事故第二天就上了熱搜,兩人都有腦震蕩目前都在住院治療,有警察上門想要了解情況但趙思卻始終選擇不見。
“這到底是怎麼一回事啊?”趙晨要急死了,偏偏他他爸那個嘴就像粘了502膠水一樣怎麼都撬不開。
“你就别問了,”
趙思不想自己昨天晚上見過陳冉冉的事被兒子知道,況且那車忽然就升起來現在回想起來讓他感到渾身的毛骨悚然,不敢細想。
無奈趙晨隻能求助石鐘鳴,他記得石鐘鳴,小時候經常來家裡找爸爸喝酒。
“石叔叔,這是怎麼一回事啊?”
石鐘鳴笑得尴尬,裝糊塗說自己腦殼疼記不清楚了,“昨天晚上開心,和你爸一不小心喝多了,後續發生什麼我都不記得了。”
話是這麼說但趙晨不信,這兩人一個神色慌張一個撒謊都不會,一個比一個有鬼。
趙思這個人名氣不小,一出事以後各個媒體都争相報道,大大小小的新聞充斥在各個社交媒體的榜首。
作為其中一個看客陳冉冉也在默默關注着他的動态,看看人到底是傷了還是死了。
從昨天晚上回來以後她就将自己關在房間裡沒有出過門,門緊緊地鎖着就連蘇禧都不敢打擾進去。

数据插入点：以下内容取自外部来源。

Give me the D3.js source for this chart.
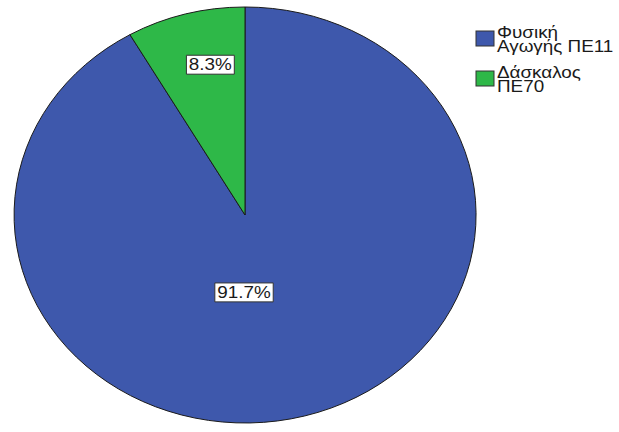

蘇禧坐在客廳裡一言不發,他在思考,或許這就是陳冉冉那個不為人知的秘密。
到了下午,接近傍晚天将要黑的時候陳冉冉才從房間裡出來。
整個人都淡淡的,肢體語言也不帶有任何情緒。
“我幫你,”蘇禧接過熱水壺幫忙燒水。
他在觀察陳冉冉,這樣一聲不吭行屍走肉沒什麼精神的樣子讓人感到着急。
換了一個位置坐陳冉冉還是那樣,倒是蘇禧坐在她旁邊顯得有點坐立不安的,不動聲息間悄咪咪挪着位置。
他很想跟陳冉冉說話,千方百計找話題。
“在.....在嗎?”
陳冉冉轉過頭來,眼神宛如看智障,應該在吧。
蘇禧尴尬一笑,更尴尬了。
那冷冰冰的眼神看得他發毛,蘇禧不敢坐這裡了,找個借口着急忙慌起來去做家務活。
陳冉冉看得出蘇禧是想哄自己開心一點,但她心裡苦,也不知怎麼跟蘇禧說。
到了晚上,家裡更加安靜了,陳冉冉早早地就回房間裡躺下,留下蘇禧做廳長看着天花闆發呆。
白天郁悶了一天,到了夜晚蘇禧再次煩躁發作。
“受不了了,”他被冷漠了一天,得出去喘口氣,轉身又往醫院方向走去。
但這一次他是去找趙思和石鐘鳴兩人,陳冉冉不說,他隻能另辟蹊徑了。
醫院病房裡
石鐘鳴和趙思一左一右看着杵在中間那個自稱是前來查房的醫生蘇禧,盡管他們白天沒有見過這個醫生。
蘇禧帶着口罩,但狠辣目光絲毫不掩藏,恨不能用手上的針筒紮死這兩個老頭。
不過相比于這個,他還有另外一個更好玩的。
“鐘醫生下班了,晚上将由我來看管二位病人;中醫療法中有一個針灸法對腦震蕩十分管用,兩位請躺好,接下來由我來讓兩位施針。”